A quarter of a million London 2012 tickets applicants will miss out on a seat at next year’s Games – including three-time Olympic gold medallist Bradley Wiggins’ family.
Organisers last night finished debiting bank accounts, following the six-week ballot which ended on April 26.
But one in seven, from the 1.8 million applicants, will not receive a single ticket after nearly half of the 625 sessions, including every track cycling session, were heavily oversubscribed.
“No olympic tickets for the wife and kids to watch Team Pursuit, oh well sorry kids going to have to watch dad on the telly!” tweeted Wiggins, who won individual pursuit gold in Athens, before retaining the title and adding team pursuit gold in Beijing.
A seat in the 6,000-capacity velodrome, completed in February, was one of the hottest tickets in town after Great Britain’s cyclists won 12 medals, including seven golds, on the track in Beijing.
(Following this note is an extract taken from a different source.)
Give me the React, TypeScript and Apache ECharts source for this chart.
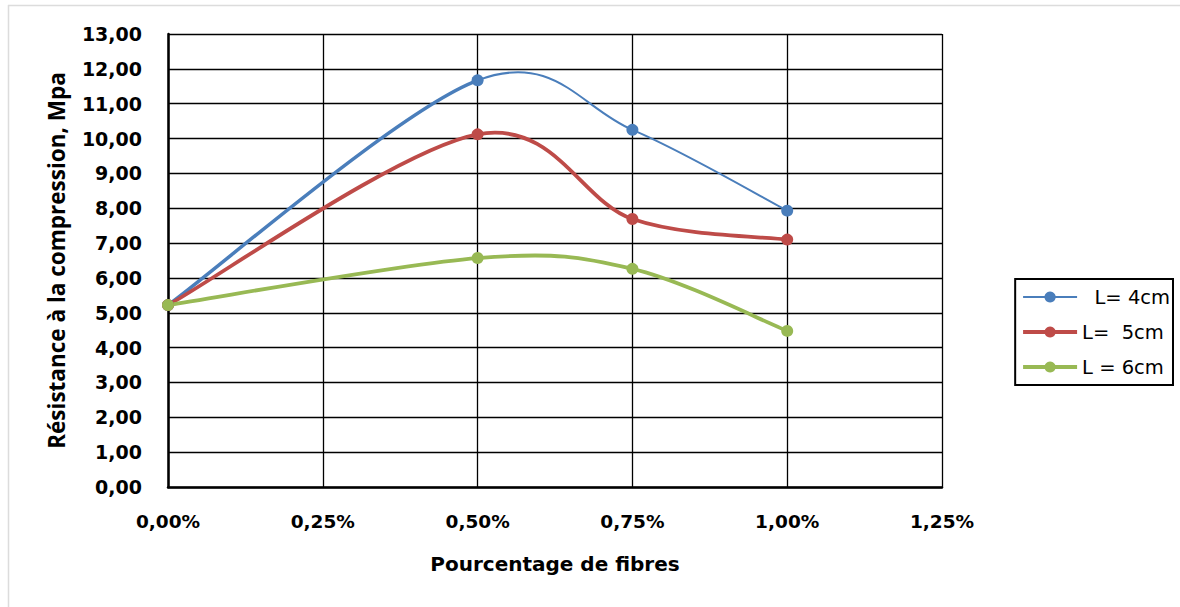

But while the track cycling is a sure-fire sell-out success, the road races are free to watch along much of the route, apart from the finish on The Mall.
More than one million applied to watch Usain Bolt in the men’s 100m final at the 80,000-capacity Olympic Stadium – where only 40,000 seats were on sale to the public – while the opening ceremony was ten times oversubscribed.
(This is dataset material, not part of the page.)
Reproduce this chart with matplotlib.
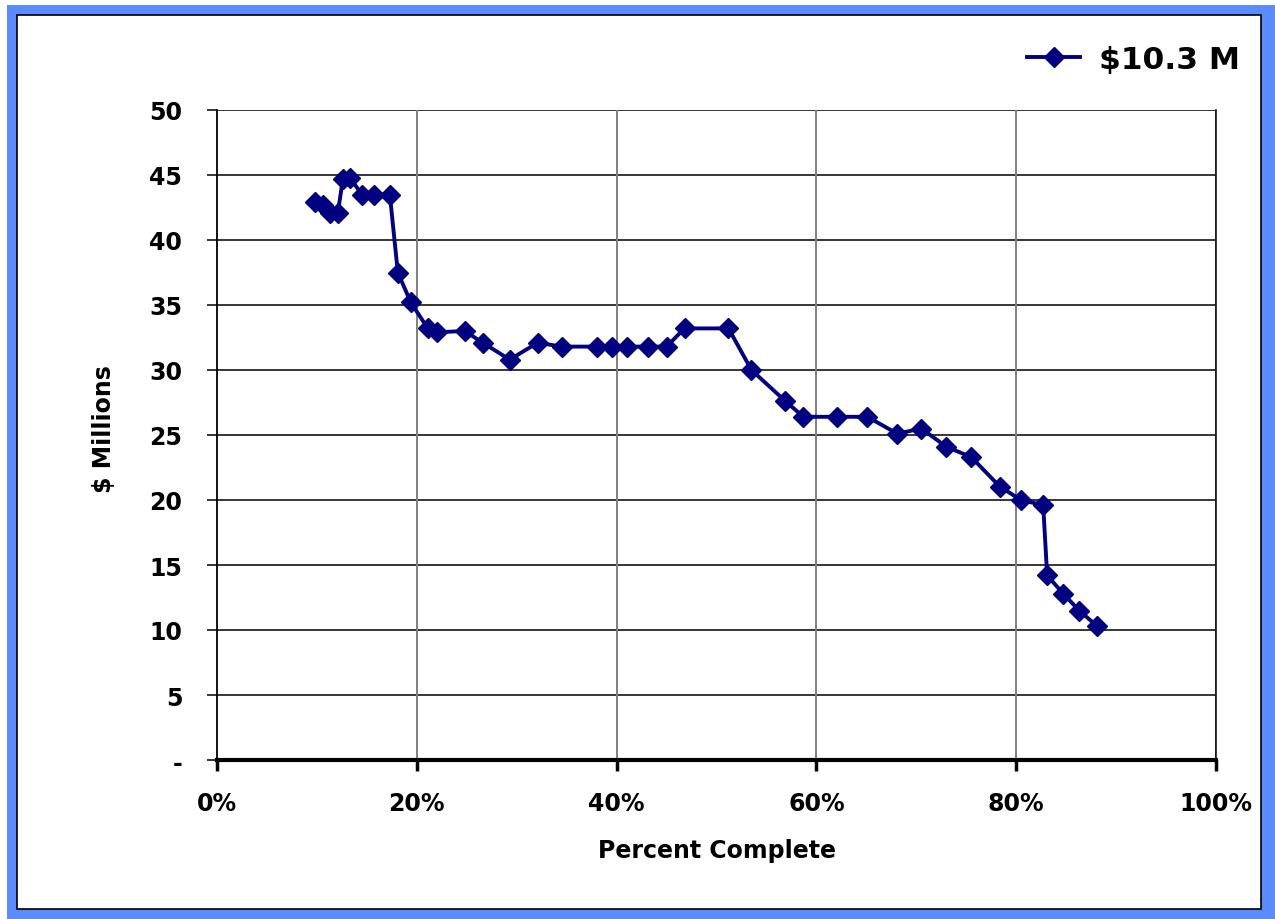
import matplotlib
matplotlib.use("Agg")
import matplotlib.pyplot as plt
from matplotlib.patches import Rectangle
from matplotlib.ticker import FuncFormatter

# percent complete (%) and estimate at completion ($ millions)
pct_complete = [9.8, 10.6, 11.3, 12.1, 12.6, 13.3, 14.5, 15.7, 17.3, 18.1,
                19.4, 21.1, 22.0, 24.8, 26.6, 29.3, 32.1, 34.5, 38.0, 39.5,
                41.0, 43.1, 45.0, 46.8, 51.2, 53.5, 56.9, 58.7, 62.1, 65.1,
                68.1, 70.5, 73.0, 75.5, 78.4, 80.5, 82.7, 83.1, 84.7, 86.3,
                88.1]
eac = [42.9, 42.7, 42.1, 42.1, 44.7, 44.8, 43.5, 43.5, 43.5, 37.5,
       35.2, 33.2, 32.9, 33.0, 32.1, 30.8, 32.1, 31.8, 31.8, 31.8,
       31.8, 31.8, 31.8, 33.2, 33.2, 30.0, 27.6, 26.4, 26.4, 26.4,
       25.1, 25.5, 24.1, 23.3, 21.0, 20.0, 19.6, 14.2, 12.8, 11.5,
       10.3]
series_label = "$10.3 M"
y_ticks = list(range(0, 51, 5))
x_ticks = list(range(0, 101, 20))

NAVY = "#000080"
FRAME = "#5b8cff"

plt.rcParams["font.family"] = ["DejaVu Sans"]
plt.rcParams["font.weight"] = "bold"

W, H = 1275, 920
fig = plt.figure(figsize=(W / 100, H / 100), dpi=100)

# outer blue frame with thin black inner border
fig.patches.append(Rectangle((7 / W, 0), 1 - 7 / W, 1 - 6 / H, transform=fig.transFigure,
                             facecolor=FRAME, edgecolor="none", zorder=-5))
fig.patches.append(Rectangle((17 / W, 10 / H), (1261 - 17) / W, (904 - 10) / H,
                             transform=fig.transFigure, facecolor="white",
                             edgecolor="black", lw=1.2, zorder=-4))

ax = fig.add_axes([217 / W, 1 - 761 / H, (1216 - 217) / W, (761 - 111) / H])
ax.set_zorder(2)
ax.set_facecolor("none")
ax.plot(pct_complete, eac, color=NAVY, lw=2.8, marker="D", ms=10.5,
        markeredgecolor=NAVY, label=series_label, zorder=5, clip_on=False)

ax.set_xlim(0, 100)
ax.set_ylim(0, 50)
ax.set_xticks(x_ticks)
ax.set_yticks(y_ticks)
ax.xaxis.set_major_formatter(FuncFormatter(lambda v, p: f"{v:.0f}%"))
ax.yaxis.set_major_formatter(FuncFormatter(lambda v, p: "-" if v == 0 else f"{v:.0f}"))

for y in y_ticks[1:]:
    ax.axhline(y, color="black", lw=1.1, zorder=1)
for x in x_ticks[1:]:
    ax.axvline(x, color="#808080", lw=1.4, zorder=1)

ax.spines["top"].set_visible(False)
ax.spines["right"].set_color("black")
ax.spines["right"].set_linewidth(1.1)
ax.spines["left"].set_linewidth(1.3)
ax.spines["bottom"].set_linewidth(3)

ax.tick_params(axis="x", direction="out", length=8, width=2.5, pad=14, labelsize=17)
ax.tick_params(axis="y", direction="out", length=7, width=1.1, pad=18, labelsize=17)

ax.set_xlabel("Percent Complete", fontsize=17, fontweight="bold", labelpad=17)
ax.set_ylabel("$ Millions", fontsize=17, fontweight="bold")
ax.yaxis.set_label_coords(-0.101, 0.51)

leg = ax.legend(loc="center right", bbox_to_anchor=(1240 / W, 1 - 60 / H),
                bbox_transform=fig.transFigure, frameon=False,
                fontsize=22.5, handlelength=1.7, handletextpad=0.6,
                borderpad=0, borderaxespad=0)

fig.savefig("out.png", dpi=100)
The application process has been heavily criticised, with the ballot rewarding a bet-big-win-small gambling strategy, while successful applicants will not find out exactly what tickets they have until June 24, despite the money already being taken from their bank accounts.
Applicants who fail to receive a single ticket out will be given priority when a second batch of tickets is released later this year – but expect to make do with unpopular sports and obscure qualifying sessions.